»»

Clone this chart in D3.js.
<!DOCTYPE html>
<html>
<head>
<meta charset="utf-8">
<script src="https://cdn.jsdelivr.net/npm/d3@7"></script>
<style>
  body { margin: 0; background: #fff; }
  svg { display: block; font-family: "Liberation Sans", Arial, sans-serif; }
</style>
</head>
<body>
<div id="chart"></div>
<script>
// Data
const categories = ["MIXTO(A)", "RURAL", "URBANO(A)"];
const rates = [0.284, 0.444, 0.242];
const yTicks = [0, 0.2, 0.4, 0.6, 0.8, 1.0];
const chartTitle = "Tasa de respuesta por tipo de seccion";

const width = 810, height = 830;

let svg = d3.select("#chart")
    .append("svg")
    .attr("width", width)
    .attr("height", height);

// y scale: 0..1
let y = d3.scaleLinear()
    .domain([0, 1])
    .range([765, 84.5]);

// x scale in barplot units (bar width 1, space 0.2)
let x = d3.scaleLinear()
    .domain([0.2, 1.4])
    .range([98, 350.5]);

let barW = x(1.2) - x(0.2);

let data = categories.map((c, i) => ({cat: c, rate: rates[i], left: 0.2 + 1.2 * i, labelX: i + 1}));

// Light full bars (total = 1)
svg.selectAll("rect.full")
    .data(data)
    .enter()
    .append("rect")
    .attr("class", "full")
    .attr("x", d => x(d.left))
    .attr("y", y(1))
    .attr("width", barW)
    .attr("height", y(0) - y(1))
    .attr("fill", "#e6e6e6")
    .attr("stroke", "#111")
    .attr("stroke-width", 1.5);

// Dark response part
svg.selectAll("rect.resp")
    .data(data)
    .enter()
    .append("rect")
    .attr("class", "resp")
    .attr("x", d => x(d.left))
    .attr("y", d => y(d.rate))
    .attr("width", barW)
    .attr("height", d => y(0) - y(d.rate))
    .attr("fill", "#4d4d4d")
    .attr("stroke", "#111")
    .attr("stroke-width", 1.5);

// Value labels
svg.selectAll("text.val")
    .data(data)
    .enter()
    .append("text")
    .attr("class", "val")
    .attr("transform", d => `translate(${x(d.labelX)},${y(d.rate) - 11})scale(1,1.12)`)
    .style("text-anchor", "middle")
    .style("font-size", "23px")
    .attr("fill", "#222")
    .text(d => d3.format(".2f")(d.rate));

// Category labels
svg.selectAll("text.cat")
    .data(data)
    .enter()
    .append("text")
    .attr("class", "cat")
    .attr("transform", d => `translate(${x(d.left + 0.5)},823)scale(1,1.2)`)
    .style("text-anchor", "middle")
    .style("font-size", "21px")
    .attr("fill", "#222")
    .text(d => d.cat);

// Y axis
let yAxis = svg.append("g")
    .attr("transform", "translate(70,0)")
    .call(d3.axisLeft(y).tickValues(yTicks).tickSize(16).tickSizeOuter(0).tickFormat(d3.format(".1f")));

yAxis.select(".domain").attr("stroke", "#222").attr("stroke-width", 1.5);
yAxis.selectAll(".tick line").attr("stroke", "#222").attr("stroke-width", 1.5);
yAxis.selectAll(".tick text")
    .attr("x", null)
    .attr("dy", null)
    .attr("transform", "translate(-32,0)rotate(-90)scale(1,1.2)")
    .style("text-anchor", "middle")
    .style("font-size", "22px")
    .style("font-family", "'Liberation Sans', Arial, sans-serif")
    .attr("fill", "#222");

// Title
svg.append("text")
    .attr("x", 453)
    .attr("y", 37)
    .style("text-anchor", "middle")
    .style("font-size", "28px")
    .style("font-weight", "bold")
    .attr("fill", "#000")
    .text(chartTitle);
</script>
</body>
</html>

««

What is asked
Repeat back the data above, exact to the last character.

Answer to the task
Clone this chart in D3.js.
<!DOCTYPE html>
<html>
<head>
<meta charset="utf-8">
<script src="https://cdn.jsdelivr.net/npm/d3@7"></script>
<style>
  body { margin: 0; background: #fff; }
  svg { display: block; font-family: "Liberation Sans", Arial, sans-serif; }
</style>
</head>
<body>
<div id="chart"></div>
<script>
// Data
const categories = ["MIXTO(A)", "RURAL", "URBANO(A)"];
const rates = [0.284, 0.444, 0.242];
const yTicks = [0, 0.2, 0.4, 0.6, 0.8, 1.0];
const chartTitle = "Tasa de respuesta por tipo de seccion";

const width = 810, height = 830;

let svg = d3.select("#chart")
    .append("svg")
    .attr("width", width)
    .attr("height", height);

// y scale: 0..1
let y = d3.scaleLinear()
    .domain([0, 1])
    .range([765, 84.5]);

// x scale in barplot units (bar width 1, space 0.2)
let x = d3.scaleLinear()
    .domain([0.2, 1.4])
    .range([98, 350.5]);

let barW = x(1.2) - x(0.2);

let data = categories.map((c, i) => ({cat: c, rate: rates[i], left: 0.2 + 1.2 * i, labelX: i + 1}));

// Light full bars (total = 1)
svg.selectAll("rect.full")
    .data(data)
    .enter()
    .append("rect")
    .attr("class", "full")
    .attr("x", d => x(d.left))
    .attr("y", y(1))
    .attr("width", barW)
    .attr("height", y(0) - y(1))
    .attr("fill", "#e6e6e6")
    .attr("stroke", "#111")
    .attr("stroke-width", 1.5);

// Dark response part
svg.selectAll("rect.resp")
    .data(data)
    .enter()
    .append("rect")
    .attr("class", "resp")
    .attr("x", d => x(d.left))
    .attr("y", d => y(d.rate))
    .attr("width", barW)
    .attr("height", d => y(0) - y(d.rate))
    .attr("fill", "#4d4d4d")
    .attr("stroke", "#111")
    .attr("stroke-width", 1.5);

// Value labels
svg.selectAll("text.val")
    .data(data)
    .enter()
    .append("text")
    .attr("class", "val")
    .attr("transform", d => `translate(${x(d.labelX)},${y(d.rate) - 11})scale(1,1.12)`)
    .style("text-anchor", "middle")
    .style("font-size", "23px")
    .attr("fill", "#222")
    .text(d => d3.format(".2f")(d.rate));

// Category labels
svg.selectAll("text.cat")
    .data(data)
    .enter()
    .append("text")
    .attr("class", "cat")
    .attr("transform", d => `translate(${x(d.left + 0.5)},823)scale(1,1.2)`)
    .style("text-anchor", "middle")
    .style("font-size", "21px")
    .attr("fill", "#222")
    .text(d => d.cat);

// Y axis
let yAxis = svg.append("g")
    .attr("transform", "translate(70,0)")
    .call(d3.axisLeft(y).tickValues(yTicks).tickSize(16).tickSizeOuter(0).tickFormat(d3.format(".1f")));

yAxis.select(".domain").attr("stroke", "#222").attr("stroke-width", 1.5);
yAxis.selectAll(".tick line").attr("stroke", "#222").attr("stroke-width", 1.5);
yAxis.selectAll(".tick text")
    .attr("x", null)
    .attr("dy", null)
    .attr("transform", "translate(-32,0)rotate(-90)scale(1,1.2)")
    .style("text-anchor", "middle")
    .style("font-size", "22px")
    .style("font-family", "'Liberation Sans', Arial, sans-serif")
    .attr("fill", "#222");

// Title
svg.append("text")
    .attr("x", 453)
    .attr("y", 37)
    .style("text-anchor", "middle")
    .style("font-size", "28px")
    .style("font-weight", "bold")
    .attr("fill", "#000")
    .text(chartTitle);
</script>
</body>
</html>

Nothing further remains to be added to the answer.